Sassenach wrote:So you think Daniels is definitely going to run ? Everything I've read (which will doubtless be a lot less than what you've read of course) suggests that he's going to sit this one out.


Since Haley Barbour announced he isn't going to run, I think Daniels is going to.

Sassenach wrote:I think this would be a good one to miss for strong Republican candidates because Obama will be very tough to beat. He's still far more popular than the rest of his party after all, and incumbents are rarely beaten. In five years time it'll most likely be a lot easier.


I disagree with you. Look at he break down of numbers.

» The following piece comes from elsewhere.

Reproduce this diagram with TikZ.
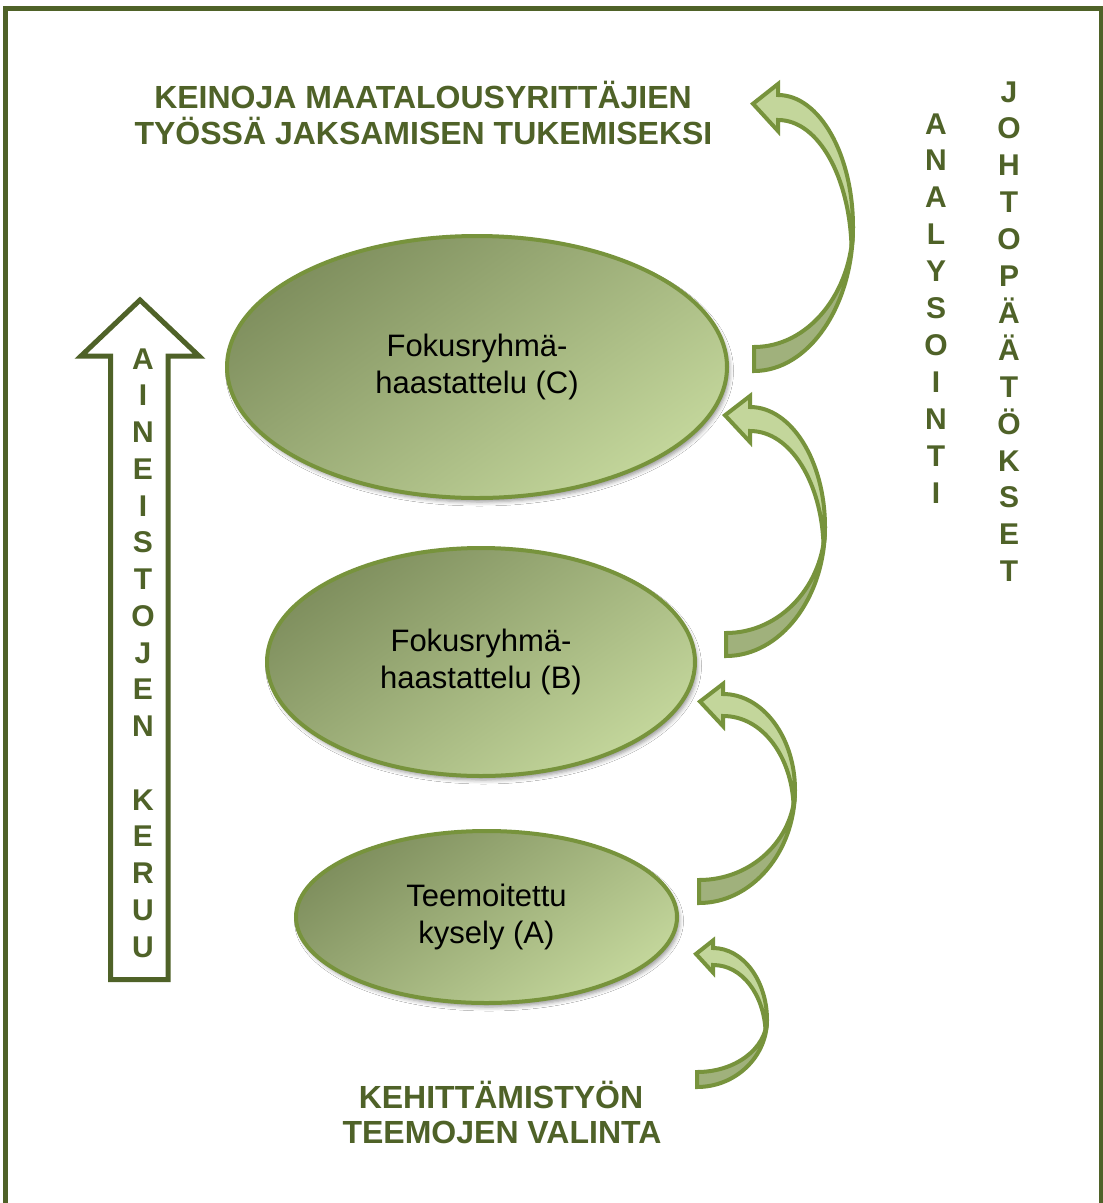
\documentclass[tikz,border=0pt]{standalone}
\usepackage{fontspec}
\setmainfont{Liberation Sans}
\usetikzlibrary{shapes.geometric,shadows.blur}
\definecolor{olivedark}{HTML}{4F6228}
\definecolor{oliveline}{HTML}{77933C}
\definecolor{olivelight}{HTML}{C3D69B}
\definecolor{olivemid}{HTML}{A0B17C}
\definecolor{olivedeep}{HTML}{7F8F5E}
\tikzset{
  frameline/.style={draw=olivedark,line width=4.5pt},
  upbox/.style={draw=olivedark,line width=5pt,fill=white},
  ell/.style={ellipse,draw=oliveline,line width=4pt,inner sep=0pt,
    top color=olivedeep,bottom color=olivelight,shading angle=35,
    blur shadow={shadow xshift=2.5pt,shadow yshift=-4pt,shadow blur radius=4pt,shadow opacity=40},
    align=center,font=\fontsize{31}{37}\selectfont,text=black},
  arrdark/.style={draw=oliveline,line width=4pt,fill=olivemid},
  arrlight/.style={draw=oliveline,line width=4pt,fill=olivelight},
  headtxt/.style={anchor=base,inner sep=0pt,text=olivedark,font=\fontsize{32}{38}\selectfont\bfseries},
  vlet/.style={anchor=base,inner sep=0pt,text=olivedark,font=\fontsize{30}{36}\selectfont\bfseries},
}
\newcommand\curvarr[9]{%
\pgfmathsetmacro\cAx{#1+0.55*(#4-#1)}%
\pgfmathsetmacro\cAy{#5+0.55*(#3-#5)}%
\pgfmathsetmacro\cBy{#5+0.55*(#2-#5)}%
\pgfmathsetmacro\cBx{#1+0.55*(#4-#1)}%
\pgfmathsetmacro\rxm{#4-1}%
\filldraw[arrdark] (#1,#3) .. controls (\cAx,#3) and (#4,\cAy) .. (#4,#5)
   .. controls (\rxm,\cBy) and (\cBx,#2) .. (#1,#2) -- cycle;
\pgfmathsetmacro\dd{0.07*(#3-#7)}%
\pgfmathsetmacro\cCx{#6+0.55*(#4-#6)}%
\pgfmathsetmacro\cCy{#5-0.55*(#5-#7)}%
\pgfmathsetmacro\eAy{#5+0.5*\dd}%
\pgfmathsetmacro\eBy{#5+0.85*\dd}%
\pgfmathsetmacro\eBx{#4-0.5}%
\pgfmathsetmacro\Ex{#4-1.5}%
\pgfmathsetmacro\Ey{#5+\dd}%
\pgfmathsetmacro\cDx{#4-3.5}%
\pgfmathsetmacro\cDy{#5-0.45*(#5-#8)}%
\pgfmathsetmacro\cEx{#6+0.55*(#4-#6)}%
\pgfmathsetmacro\hb{0.44*#9}%
\pgfmathsetmacro\bA{#8+\hb}%
\pgfmathsetmacro\bB{#7-\hb}%
\pgfmathsetmacro\tx{#6-#9}%
\pgfmathsetmacro\ty{(#7+#8)/2-0.15*#9}%
\filldraw[arrlight] (#6,#7) .. controls (\cCx,#7) and (#4,\cCy) .. (#4,#5)
   .. controls (#4,\eAy) and (\eBx,\eBy) .. (\Ex,\Ey)
   .. controls (\cDx,\cDy) and (\cEx,#8) .. (#6,#8)
   -- (#6,\bA) -- (\tx,\ty) -- (#6,\bB) -- cycle;
}
\begin{document}
\begin{tikzpicture}[x=1pt,y=-1pt]
\useasboundingbox (0,0) rectangle (1103,1203);
\fill[white] (0,0) rectangle (1103,1203);
% frame (open at the bottom)
\draw[frameline] (5.5,1203) -- (5.5,8.5) -- (1101,8.5) -- (1101,1203);

% big upward arrow
\draw[upbox] (140,300) -- (199,356) -- (168,356) -- (168,979.5) -- (110.5,979.5) -- (110.5,356) -- (81,356) -- cycle;
\foreach \c [count=\i from 0] in {A,I,N,E,I,S,T,O,J,E,N}
  \node[vlet] (ak\i) at (143,369+36.75*\i) {\c};
\foreach \c [count=\i from 12] in {K,E,R,U,U}
  \node[vlet] (ak\i) at (143,369+36.75*\i) {\c};

% ellipses
\node[ell,minimum width=500pt,minimum height=262pt] (C) at (477,367) {Fokusryhmä-\\haastattelu (C)};
\node[ell,minimum width=428pt,minimum height=228pt] (B) at (481,662) {Fokusryhmä-\\haastattelu (B)};
\node[ell,minimum width=381pt,minimum height=172pt] (A) at (486.5,917) {Teemoitettu\\kysely (A)};

% curved arrows
\curvarr{754}{347}{371}{853}{227}{778}{95}{120}{25}
\curvarr{726}{633}{656}{825}{527}{750}{407}{431}{25}
\curvarr{699}{880}{903}{795}{790}{723}{694}{716}{23}
\curvarr{697}{1072}{1087}{767}{1020}{713}{948}{965}{17}

% headings
\node[headtxt] (t1) at (423,108) {KEINOJA MAATALOUSYRITTÄJIEN};
\node[headtxt] (t2) at (423.5,144) {TYÖSSÄ JAKSAMISEN TUKEMISEKSI};
\node[headtxt] (b1) at (501,1108) {KEHITTÄMISTYÖN};
\node[headtxt] (b2) at (502,1143) {TEEMOJEN VALINTA};

% vertical words
\foreach \c [count=\i from 0] in {A,N,A,L,Y,S,O,I,N,T,I}
  \node[vlet] (an\i) at (936,134+36.9*\i) {\c};
\foreach \c [count=\i from 0] in {J,O,H,T,O,P,Ä,Ä,T,Ö,K,S,E,T}
  \node[vlet] (jo\i) at (1009,102+36.9*\i) {\c};
\end{tikzpicture}
\end{document}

Obama hasn't been above 50% in his favorables for most of the last year. It is only the bump from killing bin Laden that has put him just barely over 50% in the latest polls. It was a tiny bounce, about 6%, considering the magnitude of the event, and pretty much everybody has said it won't last.

If you look at the "Direction of the Country" polls, almost all of then have "wrong direction" at 60-70% and they have been there for most of the last year.

Finally, the biggest indicator is that the number of people who feel Obama does not deserve a 2nd term is high. Something like 52%-54% say they wouldn't vote for him for a 2nd term.

Pretty much, it looks like as long as the Republicans don't nominate a whackjob, there is a real shot Obama could lose.